Small businesses certify in their SBIR and STTR applications and award documents to the federal government that the SBC research and development will occur in SBC facilities using company employees unless otherwise indicated in the SBIR or STTR application and approved in the funding agreement. Therefore, performing the SBC portion of such research in University space using University resources — unless specifically approved by the funding agency and allowed by the University – subjects the company to potential criminal, civil, or administrative sanctions.

Consulting for a Faculty Affiliated Company

As a general rule, if the faculty affiliated company is sponsoring research at UConn under an SBIR or STTR, the faculty member should not be paid as a consultant under the award.

The Same Individual Serving as University PI and SBC PI

For SBIR awards, the SBC PI must be primarily employed by the company. Most faculty members are fully employed by UConn and therefore cannot serve as the PI for an SBC. To serve as PI for a SBC, the faculty member cannot have a University position or appointment of greater than 49%.

For STTR awards, the PI named on the award may be primarily employed by either the company or the University. The exception is for NSF STTR awards, in which the PI named on the award must be primarily employed by the SBC.

For the work conducted for both SBIR and STTR awards, the SBC PI and the RI PI may not be the same individual. While not explicitly stated, the STTR/SBIR policy, instructions, and project percentage requirements make clear that establishing a separation of entities and roles is important. Having the same person on both sides of the collaboration blurs the respective parties’ project roles, responsibilities and effort/time commitments.

Specific sponsor policies or requirements may differ and be more restrictive.
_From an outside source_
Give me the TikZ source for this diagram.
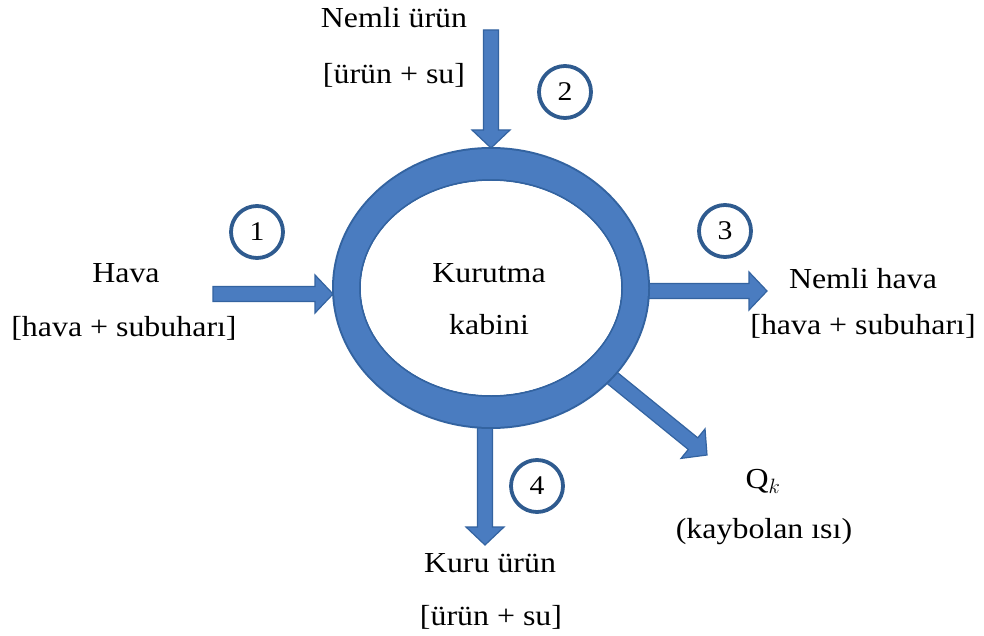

For example, the NSF guidance states that no person who is an equity holder, employee, or officer of the proposing small business may (1) be paid as a consultant, or (2) be paid through a subaward budget, in either case, unless recommended and approved by the NSF.

Faculty members that have an interest in an SBC must read all sponsor requirements for SBIR/STTR proposals and awards carefully and note what situations may be prohibited or that may require advance sponsor approval. It is strongly recommended that the SBC engage counsel to review and advice on the grant awards, and hire accountants with specific expertise in SBIRs and STTRs.

Management of Faculty Affiliated Company Grants

The faculty affiliated company/external entity is responsible for all grant administration relating to company grants, including SBIR and STTR grants.  The faculty affiliated company/external entity should seek professional advice on appropriate grant management and administration.

Federal and Sponsor Specific Guidance

 The US Small Business Administration provides guidance to small businesses wishing to pursue SBIR or STTR funding opportunities. Their website includes general information as well as links to individual federal sponsor programs. Sponsors may have additional guidelines or restrictions and those small businesses seeking to pursue a SBIR or STTR project should be careful to thoroughly review guidelines and restrictions.